- Items from a dataset:
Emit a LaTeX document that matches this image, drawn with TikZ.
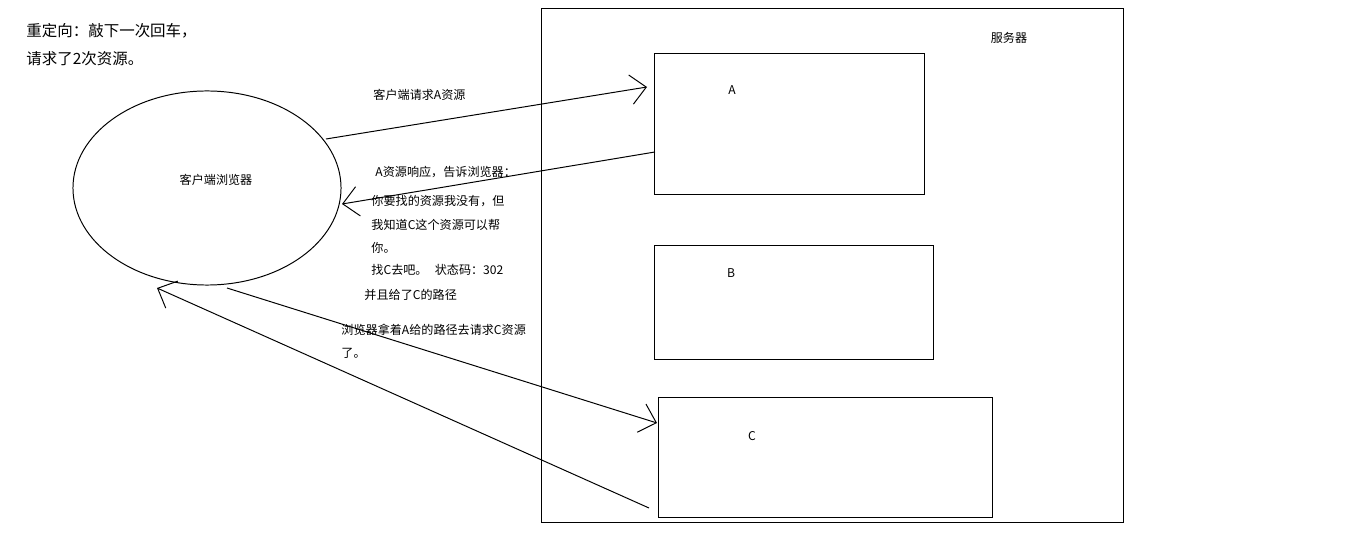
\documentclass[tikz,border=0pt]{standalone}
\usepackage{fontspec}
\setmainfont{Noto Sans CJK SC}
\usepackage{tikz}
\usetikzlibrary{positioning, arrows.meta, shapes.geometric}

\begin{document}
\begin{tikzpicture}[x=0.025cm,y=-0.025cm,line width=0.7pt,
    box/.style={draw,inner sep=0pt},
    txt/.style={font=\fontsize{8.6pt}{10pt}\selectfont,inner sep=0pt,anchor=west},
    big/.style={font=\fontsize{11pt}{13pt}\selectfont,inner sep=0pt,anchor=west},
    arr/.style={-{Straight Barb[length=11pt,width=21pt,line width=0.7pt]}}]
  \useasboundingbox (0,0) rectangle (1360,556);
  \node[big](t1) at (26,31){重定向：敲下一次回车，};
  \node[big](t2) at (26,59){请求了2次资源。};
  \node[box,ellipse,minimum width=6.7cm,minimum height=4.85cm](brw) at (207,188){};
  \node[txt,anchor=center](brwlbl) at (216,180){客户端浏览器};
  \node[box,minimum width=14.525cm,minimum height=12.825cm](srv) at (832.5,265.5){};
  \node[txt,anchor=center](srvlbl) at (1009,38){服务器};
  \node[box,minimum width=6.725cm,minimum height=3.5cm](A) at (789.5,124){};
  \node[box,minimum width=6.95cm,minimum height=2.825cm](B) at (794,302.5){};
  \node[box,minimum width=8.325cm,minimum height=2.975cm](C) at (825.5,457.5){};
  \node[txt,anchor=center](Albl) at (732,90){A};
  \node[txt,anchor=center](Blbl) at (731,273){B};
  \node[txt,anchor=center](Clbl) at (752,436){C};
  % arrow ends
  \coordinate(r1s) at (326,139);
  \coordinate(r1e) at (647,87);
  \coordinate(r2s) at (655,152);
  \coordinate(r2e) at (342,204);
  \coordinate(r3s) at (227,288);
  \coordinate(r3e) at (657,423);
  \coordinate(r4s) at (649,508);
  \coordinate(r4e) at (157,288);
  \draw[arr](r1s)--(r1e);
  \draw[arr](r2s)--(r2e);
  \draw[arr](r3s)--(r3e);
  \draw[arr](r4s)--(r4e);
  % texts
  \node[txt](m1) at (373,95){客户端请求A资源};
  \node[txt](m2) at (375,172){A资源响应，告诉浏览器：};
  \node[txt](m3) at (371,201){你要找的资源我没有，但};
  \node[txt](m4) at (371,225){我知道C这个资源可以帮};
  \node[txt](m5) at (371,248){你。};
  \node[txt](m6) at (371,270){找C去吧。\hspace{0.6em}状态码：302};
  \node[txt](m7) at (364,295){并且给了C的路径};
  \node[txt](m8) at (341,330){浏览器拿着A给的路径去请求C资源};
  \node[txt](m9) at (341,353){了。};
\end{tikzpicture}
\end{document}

...

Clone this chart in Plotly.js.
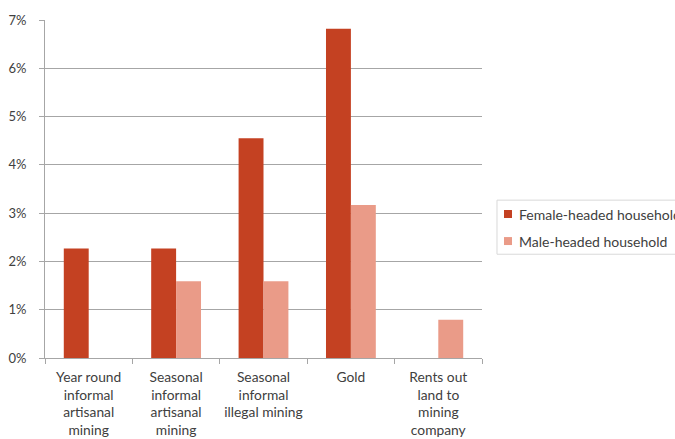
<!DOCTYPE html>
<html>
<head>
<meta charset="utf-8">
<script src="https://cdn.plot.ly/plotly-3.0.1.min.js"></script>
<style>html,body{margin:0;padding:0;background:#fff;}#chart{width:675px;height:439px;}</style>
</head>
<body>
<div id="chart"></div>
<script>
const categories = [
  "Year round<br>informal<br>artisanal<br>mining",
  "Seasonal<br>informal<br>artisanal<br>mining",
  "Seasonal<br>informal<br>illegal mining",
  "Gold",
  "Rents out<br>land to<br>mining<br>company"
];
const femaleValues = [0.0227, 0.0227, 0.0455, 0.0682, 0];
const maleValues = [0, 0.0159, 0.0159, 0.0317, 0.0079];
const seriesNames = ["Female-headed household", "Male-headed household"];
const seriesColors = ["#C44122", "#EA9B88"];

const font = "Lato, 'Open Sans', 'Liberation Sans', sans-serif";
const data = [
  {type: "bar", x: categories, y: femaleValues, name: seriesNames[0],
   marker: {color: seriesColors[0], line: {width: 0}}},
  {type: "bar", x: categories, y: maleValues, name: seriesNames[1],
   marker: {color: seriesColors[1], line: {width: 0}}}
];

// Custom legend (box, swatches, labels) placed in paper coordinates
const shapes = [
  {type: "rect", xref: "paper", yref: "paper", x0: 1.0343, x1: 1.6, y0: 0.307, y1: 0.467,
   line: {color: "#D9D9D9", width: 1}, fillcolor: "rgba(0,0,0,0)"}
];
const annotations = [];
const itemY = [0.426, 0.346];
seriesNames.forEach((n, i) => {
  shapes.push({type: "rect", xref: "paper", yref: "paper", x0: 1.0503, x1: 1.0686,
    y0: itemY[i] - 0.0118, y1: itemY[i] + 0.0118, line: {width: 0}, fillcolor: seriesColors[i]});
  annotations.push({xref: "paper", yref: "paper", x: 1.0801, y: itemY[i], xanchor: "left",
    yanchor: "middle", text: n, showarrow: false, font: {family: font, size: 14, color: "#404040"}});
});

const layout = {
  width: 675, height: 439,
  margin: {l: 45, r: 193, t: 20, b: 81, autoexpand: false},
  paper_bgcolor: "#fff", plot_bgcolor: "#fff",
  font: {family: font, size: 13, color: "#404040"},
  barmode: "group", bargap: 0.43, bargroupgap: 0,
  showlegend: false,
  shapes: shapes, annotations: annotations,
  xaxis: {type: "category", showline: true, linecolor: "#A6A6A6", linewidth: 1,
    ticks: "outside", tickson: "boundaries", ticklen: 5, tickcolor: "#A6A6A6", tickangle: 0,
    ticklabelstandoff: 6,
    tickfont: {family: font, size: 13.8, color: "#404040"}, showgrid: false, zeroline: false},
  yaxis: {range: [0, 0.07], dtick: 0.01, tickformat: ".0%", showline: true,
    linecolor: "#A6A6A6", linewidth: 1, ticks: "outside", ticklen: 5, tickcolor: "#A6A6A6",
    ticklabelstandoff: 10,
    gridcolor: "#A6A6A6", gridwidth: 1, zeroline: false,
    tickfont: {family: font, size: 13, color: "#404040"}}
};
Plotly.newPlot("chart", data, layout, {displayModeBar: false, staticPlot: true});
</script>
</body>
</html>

- The request: Identify lines with the string "chart". Copy each one.

- Response to this exercise:
Clone this chart in Plotly.js.
<style>html,body{margin:0;padding:0;background:#fff;}#chart{width:675px;height:439px;}</style>
<div id="chart"></div>
Plotly.newPlot("chart", data, layout, {displayModeBar: false, staticPlot: true});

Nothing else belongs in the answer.